* What is being asked
Extract, exactly, the lines from the line containing "Reproduce this chart with Bokeh." to the line containing "from bokeh.resources import INLINE", with both lines included and any pictures left out.

* Data excerpts
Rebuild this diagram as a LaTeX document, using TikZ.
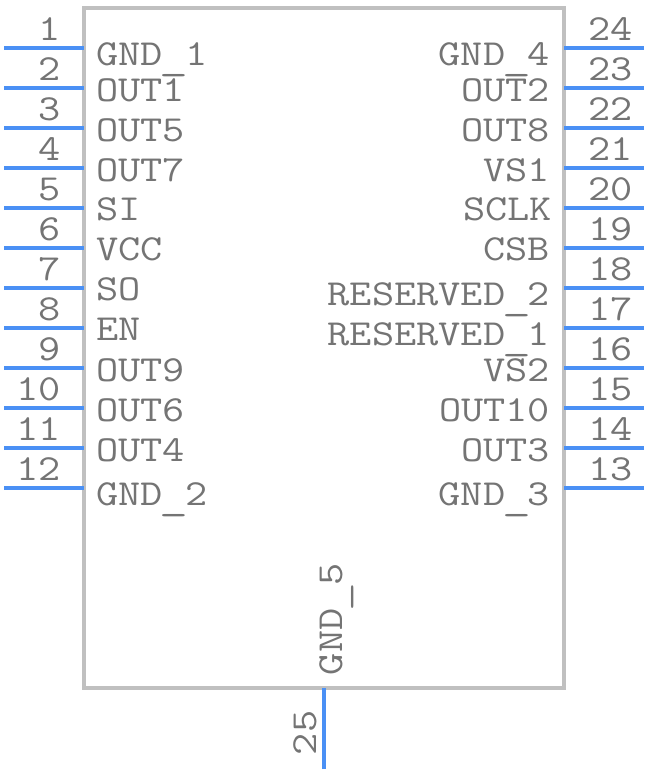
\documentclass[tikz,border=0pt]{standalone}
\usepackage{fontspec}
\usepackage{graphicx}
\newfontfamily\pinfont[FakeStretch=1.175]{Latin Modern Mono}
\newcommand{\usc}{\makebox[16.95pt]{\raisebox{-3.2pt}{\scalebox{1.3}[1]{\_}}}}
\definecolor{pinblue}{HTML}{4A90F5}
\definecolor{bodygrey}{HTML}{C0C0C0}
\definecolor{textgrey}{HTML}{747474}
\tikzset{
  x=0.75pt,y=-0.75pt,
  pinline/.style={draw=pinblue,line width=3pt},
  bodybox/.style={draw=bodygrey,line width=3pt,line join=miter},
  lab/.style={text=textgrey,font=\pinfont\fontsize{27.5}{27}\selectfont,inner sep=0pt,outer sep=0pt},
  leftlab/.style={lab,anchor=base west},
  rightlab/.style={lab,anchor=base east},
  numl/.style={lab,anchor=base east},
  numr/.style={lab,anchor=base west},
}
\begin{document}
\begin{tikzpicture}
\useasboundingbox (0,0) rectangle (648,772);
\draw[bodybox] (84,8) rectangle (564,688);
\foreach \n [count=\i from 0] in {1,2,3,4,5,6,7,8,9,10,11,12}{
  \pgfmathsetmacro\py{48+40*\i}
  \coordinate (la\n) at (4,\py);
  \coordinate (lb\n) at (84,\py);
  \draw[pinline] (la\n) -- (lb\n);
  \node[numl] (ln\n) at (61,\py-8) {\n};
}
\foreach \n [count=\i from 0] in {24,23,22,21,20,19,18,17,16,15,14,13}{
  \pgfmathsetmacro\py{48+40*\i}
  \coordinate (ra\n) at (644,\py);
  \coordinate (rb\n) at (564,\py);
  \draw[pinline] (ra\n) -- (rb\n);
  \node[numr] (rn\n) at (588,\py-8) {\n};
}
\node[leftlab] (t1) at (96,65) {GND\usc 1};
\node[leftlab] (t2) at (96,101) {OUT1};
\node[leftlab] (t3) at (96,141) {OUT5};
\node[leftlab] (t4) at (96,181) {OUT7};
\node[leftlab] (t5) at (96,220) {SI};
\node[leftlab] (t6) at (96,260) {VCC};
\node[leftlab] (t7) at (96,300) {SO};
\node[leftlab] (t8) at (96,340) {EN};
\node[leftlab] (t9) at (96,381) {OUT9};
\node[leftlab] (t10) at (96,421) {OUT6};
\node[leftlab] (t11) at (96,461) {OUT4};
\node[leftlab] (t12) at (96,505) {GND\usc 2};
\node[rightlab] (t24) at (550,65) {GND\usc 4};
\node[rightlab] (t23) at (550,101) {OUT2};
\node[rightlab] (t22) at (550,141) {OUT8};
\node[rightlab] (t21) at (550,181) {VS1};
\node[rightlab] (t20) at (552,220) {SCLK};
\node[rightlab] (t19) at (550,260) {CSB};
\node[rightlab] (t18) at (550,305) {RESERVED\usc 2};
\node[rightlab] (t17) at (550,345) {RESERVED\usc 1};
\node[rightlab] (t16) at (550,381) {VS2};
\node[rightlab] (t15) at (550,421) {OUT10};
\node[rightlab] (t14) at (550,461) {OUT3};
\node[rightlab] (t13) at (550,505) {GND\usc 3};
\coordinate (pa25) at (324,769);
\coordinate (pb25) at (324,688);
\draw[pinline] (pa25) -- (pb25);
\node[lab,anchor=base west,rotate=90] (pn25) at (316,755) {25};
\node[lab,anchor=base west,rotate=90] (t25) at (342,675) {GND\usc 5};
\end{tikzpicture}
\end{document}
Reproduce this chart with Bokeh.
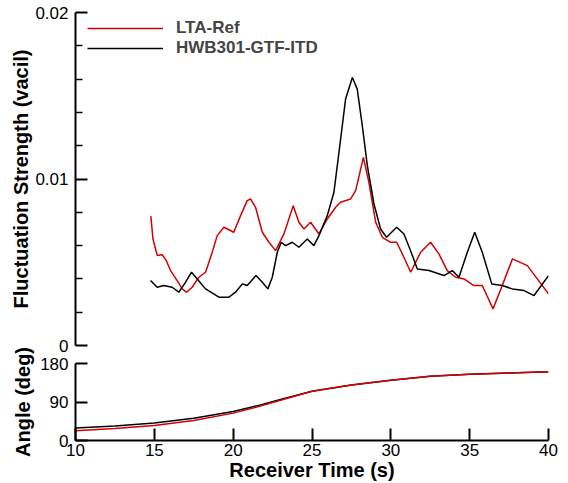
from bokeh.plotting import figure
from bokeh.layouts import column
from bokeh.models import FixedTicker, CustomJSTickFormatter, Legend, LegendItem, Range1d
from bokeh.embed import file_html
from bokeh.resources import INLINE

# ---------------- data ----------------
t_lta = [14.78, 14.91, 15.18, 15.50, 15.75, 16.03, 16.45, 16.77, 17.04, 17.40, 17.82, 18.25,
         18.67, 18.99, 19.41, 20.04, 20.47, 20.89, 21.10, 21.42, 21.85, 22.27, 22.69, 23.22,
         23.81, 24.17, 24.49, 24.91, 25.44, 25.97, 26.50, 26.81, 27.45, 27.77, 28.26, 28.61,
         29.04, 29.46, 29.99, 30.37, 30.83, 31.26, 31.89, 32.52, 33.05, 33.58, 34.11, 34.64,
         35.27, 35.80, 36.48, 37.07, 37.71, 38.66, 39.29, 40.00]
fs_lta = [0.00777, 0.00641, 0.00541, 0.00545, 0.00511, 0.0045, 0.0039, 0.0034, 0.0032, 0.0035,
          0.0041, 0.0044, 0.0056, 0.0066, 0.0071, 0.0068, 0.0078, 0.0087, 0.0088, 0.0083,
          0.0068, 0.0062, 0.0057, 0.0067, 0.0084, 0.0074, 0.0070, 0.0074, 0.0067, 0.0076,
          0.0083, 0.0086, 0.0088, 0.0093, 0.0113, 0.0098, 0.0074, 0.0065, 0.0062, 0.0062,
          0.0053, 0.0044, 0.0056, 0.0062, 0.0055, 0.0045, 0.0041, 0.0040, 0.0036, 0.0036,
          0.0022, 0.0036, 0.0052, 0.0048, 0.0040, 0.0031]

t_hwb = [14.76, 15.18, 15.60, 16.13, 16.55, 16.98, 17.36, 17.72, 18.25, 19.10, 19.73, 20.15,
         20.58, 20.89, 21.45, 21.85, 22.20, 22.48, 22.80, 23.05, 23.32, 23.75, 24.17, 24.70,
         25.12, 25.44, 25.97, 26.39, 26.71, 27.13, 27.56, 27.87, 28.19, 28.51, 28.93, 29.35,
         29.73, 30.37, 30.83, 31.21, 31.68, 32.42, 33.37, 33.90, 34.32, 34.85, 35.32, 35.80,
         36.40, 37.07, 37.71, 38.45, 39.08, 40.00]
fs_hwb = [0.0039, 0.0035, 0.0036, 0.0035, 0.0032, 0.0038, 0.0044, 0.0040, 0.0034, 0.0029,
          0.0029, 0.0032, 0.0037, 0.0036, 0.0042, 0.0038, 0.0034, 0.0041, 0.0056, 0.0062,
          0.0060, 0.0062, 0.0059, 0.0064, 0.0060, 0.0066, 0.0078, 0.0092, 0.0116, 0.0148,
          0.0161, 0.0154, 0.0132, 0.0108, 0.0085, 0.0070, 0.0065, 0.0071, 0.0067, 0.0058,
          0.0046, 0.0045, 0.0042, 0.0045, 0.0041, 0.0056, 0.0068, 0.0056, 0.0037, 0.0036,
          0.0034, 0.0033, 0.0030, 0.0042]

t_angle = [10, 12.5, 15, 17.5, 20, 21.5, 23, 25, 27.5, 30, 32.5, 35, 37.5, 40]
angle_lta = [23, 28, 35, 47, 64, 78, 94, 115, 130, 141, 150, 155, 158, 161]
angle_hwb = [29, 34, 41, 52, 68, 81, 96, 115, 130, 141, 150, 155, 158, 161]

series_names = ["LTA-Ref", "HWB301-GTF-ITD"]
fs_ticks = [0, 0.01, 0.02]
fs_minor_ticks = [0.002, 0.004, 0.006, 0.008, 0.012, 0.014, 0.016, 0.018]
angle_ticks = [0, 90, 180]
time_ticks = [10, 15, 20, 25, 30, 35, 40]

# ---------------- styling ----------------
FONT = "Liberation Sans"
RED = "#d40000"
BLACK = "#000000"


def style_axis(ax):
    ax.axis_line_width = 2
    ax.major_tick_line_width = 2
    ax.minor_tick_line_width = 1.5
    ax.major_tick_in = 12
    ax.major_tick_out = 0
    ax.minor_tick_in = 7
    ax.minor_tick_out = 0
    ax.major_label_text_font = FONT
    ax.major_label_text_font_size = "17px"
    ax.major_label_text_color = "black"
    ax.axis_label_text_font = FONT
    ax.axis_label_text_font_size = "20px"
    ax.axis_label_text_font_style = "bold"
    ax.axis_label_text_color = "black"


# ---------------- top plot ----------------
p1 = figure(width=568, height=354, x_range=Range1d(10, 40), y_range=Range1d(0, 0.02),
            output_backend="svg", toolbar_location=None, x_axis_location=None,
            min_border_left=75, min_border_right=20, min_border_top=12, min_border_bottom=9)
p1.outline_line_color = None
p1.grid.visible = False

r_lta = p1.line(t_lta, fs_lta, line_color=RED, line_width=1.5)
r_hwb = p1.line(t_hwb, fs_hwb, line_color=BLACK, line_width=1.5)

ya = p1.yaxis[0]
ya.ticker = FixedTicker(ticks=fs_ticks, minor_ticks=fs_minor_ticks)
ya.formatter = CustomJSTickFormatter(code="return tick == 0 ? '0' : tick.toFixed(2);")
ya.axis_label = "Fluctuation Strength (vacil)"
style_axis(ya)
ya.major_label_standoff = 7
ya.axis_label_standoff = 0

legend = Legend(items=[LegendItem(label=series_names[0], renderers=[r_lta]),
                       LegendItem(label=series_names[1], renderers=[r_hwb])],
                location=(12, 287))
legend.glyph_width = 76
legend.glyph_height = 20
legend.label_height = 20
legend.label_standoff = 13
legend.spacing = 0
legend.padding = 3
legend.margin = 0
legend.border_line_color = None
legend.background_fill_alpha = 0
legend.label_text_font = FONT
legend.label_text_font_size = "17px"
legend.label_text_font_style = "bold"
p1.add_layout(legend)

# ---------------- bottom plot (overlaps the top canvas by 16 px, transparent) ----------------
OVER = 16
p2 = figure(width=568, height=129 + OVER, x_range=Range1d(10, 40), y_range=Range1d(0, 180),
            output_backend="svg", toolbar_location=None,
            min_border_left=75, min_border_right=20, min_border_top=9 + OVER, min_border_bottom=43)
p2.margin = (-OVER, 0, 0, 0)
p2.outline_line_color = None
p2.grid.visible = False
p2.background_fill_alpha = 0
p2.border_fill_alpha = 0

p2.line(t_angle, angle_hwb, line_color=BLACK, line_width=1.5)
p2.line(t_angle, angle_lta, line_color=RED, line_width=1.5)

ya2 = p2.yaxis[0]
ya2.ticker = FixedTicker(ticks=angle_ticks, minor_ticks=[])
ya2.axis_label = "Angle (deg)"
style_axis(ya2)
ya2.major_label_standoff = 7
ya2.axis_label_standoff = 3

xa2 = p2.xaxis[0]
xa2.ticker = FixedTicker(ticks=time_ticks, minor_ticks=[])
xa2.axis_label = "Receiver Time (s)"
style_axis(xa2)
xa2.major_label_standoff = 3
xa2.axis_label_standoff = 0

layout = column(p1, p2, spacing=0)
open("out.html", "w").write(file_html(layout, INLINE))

* Solution to the problem
Reproduce this chart with Bokeh.
from bokeh.plotting import figure
from bokeh.layouts import column
from bokeh.models import FixedTicker, CustomJSTickFormatter, Legend, LegendItem, Range1d
from bokeh.embed import file_html
from bokeh.resources import INLINE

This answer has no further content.